» THE RECORDS:
* Begin *

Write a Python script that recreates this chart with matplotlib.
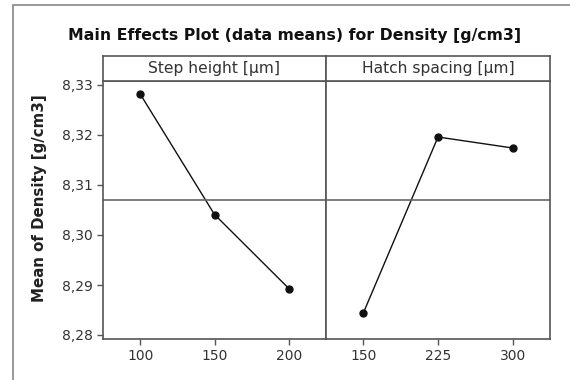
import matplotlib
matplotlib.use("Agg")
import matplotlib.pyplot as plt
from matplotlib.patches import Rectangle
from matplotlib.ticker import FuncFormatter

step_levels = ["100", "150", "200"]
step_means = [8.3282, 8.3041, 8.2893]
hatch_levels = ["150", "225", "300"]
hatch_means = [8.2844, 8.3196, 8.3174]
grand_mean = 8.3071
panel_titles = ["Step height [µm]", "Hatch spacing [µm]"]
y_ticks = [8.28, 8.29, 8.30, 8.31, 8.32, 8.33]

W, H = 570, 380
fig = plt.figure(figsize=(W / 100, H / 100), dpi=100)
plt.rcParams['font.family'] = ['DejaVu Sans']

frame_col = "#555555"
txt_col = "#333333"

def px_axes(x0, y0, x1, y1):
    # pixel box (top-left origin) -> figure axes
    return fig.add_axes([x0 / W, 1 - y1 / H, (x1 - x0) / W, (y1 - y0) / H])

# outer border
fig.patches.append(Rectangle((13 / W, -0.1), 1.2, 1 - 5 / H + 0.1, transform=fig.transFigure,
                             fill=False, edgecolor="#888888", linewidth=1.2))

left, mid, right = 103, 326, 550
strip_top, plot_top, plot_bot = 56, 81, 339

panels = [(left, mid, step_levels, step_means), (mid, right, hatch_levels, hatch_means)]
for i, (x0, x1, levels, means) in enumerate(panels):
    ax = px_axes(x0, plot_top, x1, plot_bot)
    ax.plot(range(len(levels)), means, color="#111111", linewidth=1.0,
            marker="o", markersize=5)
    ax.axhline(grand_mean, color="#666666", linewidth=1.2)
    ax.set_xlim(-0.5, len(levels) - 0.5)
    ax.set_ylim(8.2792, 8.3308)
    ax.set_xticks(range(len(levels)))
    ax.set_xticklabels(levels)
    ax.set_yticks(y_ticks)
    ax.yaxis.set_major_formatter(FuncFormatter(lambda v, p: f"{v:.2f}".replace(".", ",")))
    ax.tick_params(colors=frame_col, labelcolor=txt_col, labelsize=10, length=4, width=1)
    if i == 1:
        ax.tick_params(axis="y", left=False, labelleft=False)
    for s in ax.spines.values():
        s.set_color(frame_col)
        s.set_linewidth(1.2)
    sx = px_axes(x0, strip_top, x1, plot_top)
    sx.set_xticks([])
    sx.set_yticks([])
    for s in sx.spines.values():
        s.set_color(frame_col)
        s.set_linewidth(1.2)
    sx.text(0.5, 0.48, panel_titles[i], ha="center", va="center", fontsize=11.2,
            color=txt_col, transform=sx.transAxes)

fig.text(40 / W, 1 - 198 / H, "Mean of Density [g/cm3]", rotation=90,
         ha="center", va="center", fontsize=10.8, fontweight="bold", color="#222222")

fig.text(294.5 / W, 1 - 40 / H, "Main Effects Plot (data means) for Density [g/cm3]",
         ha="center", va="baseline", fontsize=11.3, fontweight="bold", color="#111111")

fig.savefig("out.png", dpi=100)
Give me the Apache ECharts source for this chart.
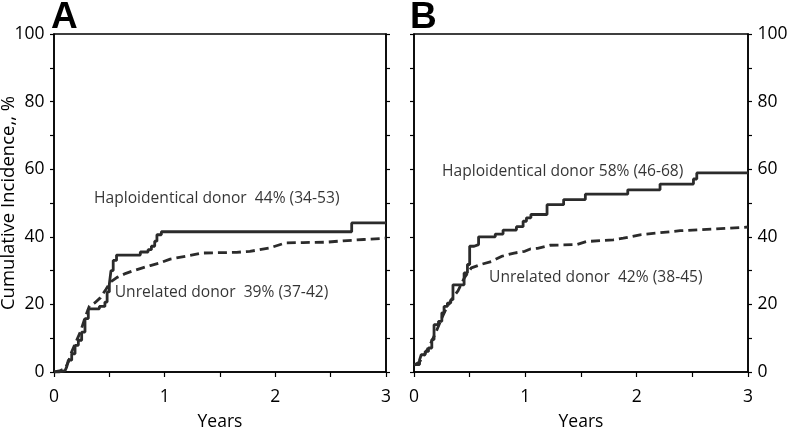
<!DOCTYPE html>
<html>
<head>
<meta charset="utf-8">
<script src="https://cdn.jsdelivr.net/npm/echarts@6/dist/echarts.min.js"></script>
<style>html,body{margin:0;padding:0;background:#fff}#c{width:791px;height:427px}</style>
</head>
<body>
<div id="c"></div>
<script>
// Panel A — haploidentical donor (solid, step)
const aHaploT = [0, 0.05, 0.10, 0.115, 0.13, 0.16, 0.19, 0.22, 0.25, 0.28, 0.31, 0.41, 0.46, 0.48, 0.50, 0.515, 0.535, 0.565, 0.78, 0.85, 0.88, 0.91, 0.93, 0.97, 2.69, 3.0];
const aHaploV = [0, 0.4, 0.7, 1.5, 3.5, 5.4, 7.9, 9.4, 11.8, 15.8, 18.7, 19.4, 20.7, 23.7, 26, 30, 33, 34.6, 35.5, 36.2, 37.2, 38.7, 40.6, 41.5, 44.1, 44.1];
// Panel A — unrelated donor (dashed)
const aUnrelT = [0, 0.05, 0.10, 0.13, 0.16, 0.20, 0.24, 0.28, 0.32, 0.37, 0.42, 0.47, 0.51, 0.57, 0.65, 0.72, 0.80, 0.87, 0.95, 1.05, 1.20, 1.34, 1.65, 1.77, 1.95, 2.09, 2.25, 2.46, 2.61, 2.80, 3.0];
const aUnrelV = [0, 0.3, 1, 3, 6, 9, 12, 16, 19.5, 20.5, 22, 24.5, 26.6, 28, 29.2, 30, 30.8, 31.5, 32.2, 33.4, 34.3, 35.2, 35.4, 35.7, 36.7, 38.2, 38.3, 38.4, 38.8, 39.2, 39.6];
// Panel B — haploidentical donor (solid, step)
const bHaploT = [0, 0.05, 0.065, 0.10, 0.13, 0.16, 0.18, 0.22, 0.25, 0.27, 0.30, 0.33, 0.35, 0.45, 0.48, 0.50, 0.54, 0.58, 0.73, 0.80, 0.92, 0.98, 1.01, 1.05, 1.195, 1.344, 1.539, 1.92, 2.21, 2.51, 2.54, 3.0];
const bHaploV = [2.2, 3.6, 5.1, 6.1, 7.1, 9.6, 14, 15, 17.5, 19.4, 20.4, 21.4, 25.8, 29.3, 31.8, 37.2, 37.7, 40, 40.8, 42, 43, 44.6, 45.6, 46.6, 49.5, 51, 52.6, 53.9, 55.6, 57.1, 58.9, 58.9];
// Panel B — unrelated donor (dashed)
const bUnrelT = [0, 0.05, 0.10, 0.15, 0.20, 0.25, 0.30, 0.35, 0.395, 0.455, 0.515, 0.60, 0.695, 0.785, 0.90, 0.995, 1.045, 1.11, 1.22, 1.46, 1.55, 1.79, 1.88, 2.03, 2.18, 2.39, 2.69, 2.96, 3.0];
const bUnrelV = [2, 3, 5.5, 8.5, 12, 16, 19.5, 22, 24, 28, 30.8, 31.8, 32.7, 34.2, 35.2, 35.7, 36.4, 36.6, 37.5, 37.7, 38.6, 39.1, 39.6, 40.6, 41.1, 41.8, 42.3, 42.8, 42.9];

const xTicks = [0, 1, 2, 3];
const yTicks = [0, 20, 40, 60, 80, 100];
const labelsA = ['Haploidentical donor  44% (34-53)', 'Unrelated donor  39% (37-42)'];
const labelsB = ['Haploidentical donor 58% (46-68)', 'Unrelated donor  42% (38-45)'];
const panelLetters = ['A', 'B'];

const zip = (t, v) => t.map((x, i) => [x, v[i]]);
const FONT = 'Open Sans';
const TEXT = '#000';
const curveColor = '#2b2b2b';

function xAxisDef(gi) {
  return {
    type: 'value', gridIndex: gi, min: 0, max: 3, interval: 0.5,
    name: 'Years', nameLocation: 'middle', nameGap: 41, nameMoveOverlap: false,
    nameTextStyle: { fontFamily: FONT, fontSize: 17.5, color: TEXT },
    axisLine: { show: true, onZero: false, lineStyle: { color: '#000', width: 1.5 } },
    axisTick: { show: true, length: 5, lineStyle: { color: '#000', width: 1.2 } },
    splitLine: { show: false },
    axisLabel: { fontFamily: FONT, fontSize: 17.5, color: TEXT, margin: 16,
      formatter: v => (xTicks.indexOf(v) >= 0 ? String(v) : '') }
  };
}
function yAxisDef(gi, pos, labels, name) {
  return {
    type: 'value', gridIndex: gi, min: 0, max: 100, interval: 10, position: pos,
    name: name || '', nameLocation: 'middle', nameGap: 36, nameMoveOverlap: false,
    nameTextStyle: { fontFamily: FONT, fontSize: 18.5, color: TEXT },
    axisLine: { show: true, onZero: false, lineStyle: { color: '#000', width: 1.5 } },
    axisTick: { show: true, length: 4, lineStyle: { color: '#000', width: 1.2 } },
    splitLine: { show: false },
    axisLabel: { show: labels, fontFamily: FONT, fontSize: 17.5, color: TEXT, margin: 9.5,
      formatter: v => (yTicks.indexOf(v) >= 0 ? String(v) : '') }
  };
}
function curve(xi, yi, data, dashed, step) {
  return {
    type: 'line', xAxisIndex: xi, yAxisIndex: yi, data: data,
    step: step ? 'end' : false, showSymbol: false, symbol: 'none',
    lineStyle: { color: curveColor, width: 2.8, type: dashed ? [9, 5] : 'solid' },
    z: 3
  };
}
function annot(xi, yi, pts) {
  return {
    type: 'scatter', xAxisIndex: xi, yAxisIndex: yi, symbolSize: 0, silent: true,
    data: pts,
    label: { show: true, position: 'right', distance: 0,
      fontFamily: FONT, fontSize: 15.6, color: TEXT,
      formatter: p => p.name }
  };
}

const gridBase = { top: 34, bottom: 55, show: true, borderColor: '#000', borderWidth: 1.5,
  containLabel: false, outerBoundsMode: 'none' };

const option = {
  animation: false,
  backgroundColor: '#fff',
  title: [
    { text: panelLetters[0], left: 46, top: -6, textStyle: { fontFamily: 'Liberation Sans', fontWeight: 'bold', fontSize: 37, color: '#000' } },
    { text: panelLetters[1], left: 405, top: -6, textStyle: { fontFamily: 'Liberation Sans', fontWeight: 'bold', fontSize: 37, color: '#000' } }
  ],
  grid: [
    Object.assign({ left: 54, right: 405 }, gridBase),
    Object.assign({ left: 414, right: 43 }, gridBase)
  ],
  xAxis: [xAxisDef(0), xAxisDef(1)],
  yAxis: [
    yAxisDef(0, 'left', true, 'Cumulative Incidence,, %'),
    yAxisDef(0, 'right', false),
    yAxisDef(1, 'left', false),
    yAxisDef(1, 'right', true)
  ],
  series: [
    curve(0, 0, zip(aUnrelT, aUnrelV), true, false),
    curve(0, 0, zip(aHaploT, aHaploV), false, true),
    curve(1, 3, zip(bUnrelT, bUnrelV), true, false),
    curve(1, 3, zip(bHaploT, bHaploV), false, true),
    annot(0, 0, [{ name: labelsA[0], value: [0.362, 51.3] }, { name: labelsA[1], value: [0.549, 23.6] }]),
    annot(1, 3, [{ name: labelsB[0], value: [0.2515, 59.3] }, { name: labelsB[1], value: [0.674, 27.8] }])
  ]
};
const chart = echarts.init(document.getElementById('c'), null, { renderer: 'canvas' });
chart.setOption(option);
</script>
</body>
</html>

* End *
* Begin *

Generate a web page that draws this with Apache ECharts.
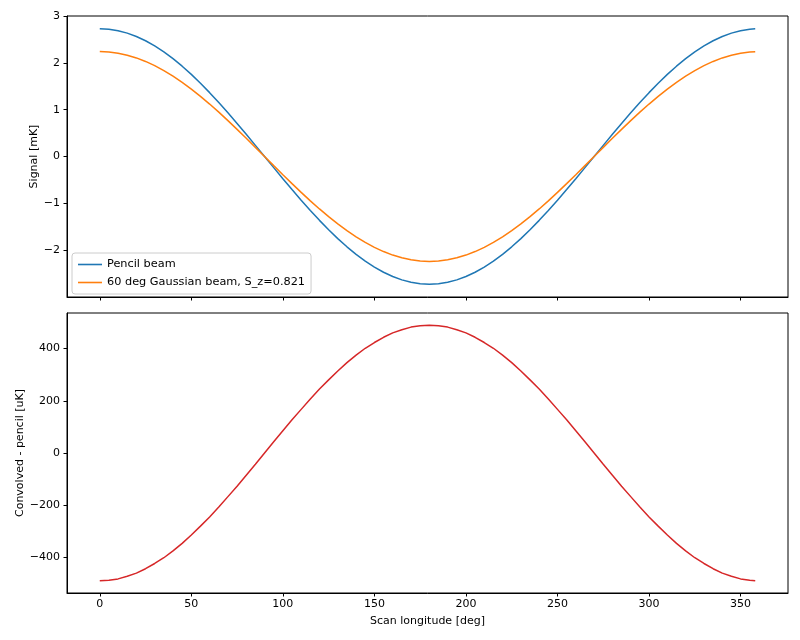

* End *

» CHALLENGE: Reproduce exactly the run of lines beginning with the one that contains "Write a Python" and ending with the one that contains "return fig.add_axes([x0 /". Do not include pictures.

» RESPONSE:
Write a Python script that recreates this chart with matplotlib.
import matplotlib
matplotlib.use("Agg")
import matplotlib.pyplot as plt
from matplotlib.patches import Rectangle
from matplotlib.ticker import FuncFormatter

step_levels = ["100", "150", "200"]
step_means = [8.3282, 8.3041, 8.2893]
hatch_levels = ["150", "225", "300"]
hatch_means = [8.2844, 8.3196, 8.3174]
grand_mean = 8.3071
panel_titles = ["Step height [µm]", "Hatch spacing [µm]"]
y_ticks = [8.28, 8.29, 8.30, 8.31, 8.32, 8.33]

W, H = 570, 380
fig = plt.figure(figsize=(W / 100, H / 100), dpi=100)
plt.rcParams['font.family'] = ['DejaVu Sans']

frame_col = "#555555"
txt_col = "#333333"

def px_axes(x0, y0, x1, y1):
    # pixel box (top-left origin) -> figure axes
    return fig.add_axes([x0 / W, 1 - y1 / H, (x1 - x0) / W, (y1 - y0) / H])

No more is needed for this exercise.